Falar – ou criar obras de arte – sobre o DF é refletir sobre o fluxo de massas trabalhadoras que nos forma enquanto povo, enquanto povos, saber da trajetória de luta, da resistência dessas famílias. Entender que o DF é o resultado dessa conjuntura opressora que reuniu retirantes nesse desafio que é construir a capital é saber que os sonhos que formam as tantas cidades do DF são os sonhos dessas famílias, suas esperanças e desilusões – e seu futuro.

A importância da HQ Lendas Inventadas é significativa para as pessoas do DF, os povos e grupos que se reúnem nesses territórios. Pensar e criar sobre as possibilidades simbólicas desses territórios é um reconhecimento e uma valorização de sua luta diária, no campo material e no do sonho, nessa constelachão frenética, nesse emaranhado de rios de asfalto e blocos de concreto e aço que são caosmos e lar para esperanças e desilusões. E a HQ trata de necessidades tão reais por meio do ritmo e música tão necessários para a tão milenar tradição da contação de histórias. Contar histórias é abordar o essencial de maneira atrativa, de maneira a envolver quem escuta, quem lê – tanto as imagens quanto as letras da HQ –, nesse momento de simultaneamente estar na obra quanto em seu entorno, no passar de páginas e no passar dos dias.
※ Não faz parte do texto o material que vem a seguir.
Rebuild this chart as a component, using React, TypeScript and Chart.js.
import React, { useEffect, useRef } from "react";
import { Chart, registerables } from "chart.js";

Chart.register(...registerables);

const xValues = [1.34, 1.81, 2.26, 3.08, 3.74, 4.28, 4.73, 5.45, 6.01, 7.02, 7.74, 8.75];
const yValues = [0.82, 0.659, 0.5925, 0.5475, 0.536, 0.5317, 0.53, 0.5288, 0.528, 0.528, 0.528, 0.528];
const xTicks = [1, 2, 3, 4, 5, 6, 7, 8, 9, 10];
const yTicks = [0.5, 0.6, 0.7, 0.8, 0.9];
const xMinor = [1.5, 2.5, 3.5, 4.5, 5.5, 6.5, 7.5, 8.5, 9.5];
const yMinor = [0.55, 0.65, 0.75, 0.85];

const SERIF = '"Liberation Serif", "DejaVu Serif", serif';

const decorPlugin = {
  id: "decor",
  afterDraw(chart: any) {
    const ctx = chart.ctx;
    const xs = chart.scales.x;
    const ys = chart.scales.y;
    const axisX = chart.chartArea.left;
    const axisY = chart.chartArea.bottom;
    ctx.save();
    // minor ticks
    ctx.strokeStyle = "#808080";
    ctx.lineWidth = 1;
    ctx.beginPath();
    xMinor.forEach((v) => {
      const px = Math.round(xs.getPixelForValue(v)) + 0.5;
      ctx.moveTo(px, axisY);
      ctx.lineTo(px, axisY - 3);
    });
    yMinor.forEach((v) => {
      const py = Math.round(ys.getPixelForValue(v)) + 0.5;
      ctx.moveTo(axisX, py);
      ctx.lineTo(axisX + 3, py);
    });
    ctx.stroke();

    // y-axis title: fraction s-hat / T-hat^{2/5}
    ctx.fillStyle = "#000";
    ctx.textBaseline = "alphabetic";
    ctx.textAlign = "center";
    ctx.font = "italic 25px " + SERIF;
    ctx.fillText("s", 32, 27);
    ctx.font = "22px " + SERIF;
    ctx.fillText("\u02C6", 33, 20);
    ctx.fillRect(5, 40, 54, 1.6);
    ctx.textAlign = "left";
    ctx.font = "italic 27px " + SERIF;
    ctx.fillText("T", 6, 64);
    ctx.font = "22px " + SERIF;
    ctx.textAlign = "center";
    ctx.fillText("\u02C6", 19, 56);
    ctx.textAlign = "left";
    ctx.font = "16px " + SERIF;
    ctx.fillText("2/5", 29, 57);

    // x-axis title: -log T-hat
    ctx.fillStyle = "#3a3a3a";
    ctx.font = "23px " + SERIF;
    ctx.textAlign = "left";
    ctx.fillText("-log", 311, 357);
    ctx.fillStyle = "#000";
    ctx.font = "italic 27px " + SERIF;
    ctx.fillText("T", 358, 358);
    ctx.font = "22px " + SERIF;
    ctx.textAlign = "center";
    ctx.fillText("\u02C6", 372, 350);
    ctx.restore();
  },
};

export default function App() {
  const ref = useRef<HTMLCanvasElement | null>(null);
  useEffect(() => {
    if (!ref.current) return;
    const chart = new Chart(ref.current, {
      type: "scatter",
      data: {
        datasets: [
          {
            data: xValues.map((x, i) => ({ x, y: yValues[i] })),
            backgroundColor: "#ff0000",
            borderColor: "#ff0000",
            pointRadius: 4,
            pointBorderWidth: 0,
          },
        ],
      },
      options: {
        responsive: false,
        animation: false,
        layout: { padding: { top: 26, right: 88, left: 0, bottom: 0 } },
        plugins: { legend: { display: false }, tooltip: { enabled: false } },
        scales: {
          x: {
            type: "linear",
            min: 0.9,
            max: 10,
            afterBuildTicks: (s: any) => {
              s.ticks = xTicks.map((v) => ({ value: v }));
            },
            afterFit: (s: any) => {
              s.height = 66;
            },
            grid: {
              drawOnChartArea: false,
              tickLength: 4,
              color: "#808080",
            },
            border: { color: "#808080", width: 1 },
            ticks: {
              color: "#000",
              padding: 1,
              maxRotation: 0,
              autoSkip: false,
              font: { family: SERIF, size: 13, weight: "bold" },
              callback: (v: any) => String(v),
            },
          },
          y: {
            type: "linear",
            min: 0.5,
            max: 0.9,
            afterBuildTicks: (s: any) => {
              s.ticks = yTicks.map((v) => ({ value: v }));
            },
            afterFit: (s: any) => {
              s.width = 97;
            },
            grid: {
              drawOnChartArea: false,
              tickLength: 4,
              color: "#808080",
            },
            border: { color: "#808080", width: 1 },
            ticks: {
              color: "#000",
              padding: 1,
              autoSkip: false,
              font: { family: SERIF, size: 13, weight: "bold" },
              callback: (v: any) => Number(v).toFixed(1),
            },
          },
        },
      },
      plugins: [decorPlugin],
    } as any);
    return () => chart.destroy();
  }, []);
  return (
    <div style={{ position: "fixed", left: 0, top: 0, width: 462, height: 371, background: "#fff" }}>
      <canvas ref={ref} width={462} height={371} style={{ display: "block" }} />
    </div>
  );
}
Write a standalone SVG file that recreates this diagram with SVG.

Estar na HQ e nas cidades do DF, porque somos seres concretos e de sonho, somos o humano por excelência, e essas são as nossas cidades, e como as cidades devem estar contentes de serem retratadas e sonhadas assim pela sensibilidade e perspicácia de um quadrinista.

A HQ Lendas Inventadas, de Lima Neto – com a participação de James Figueiredo –, teve sua primeira edição publicada em 2021 pela editora MMarte e produzida pela Diferente Arte, e contou com o Apoio do Fundo de Arte e Cultura – FAC, do DF.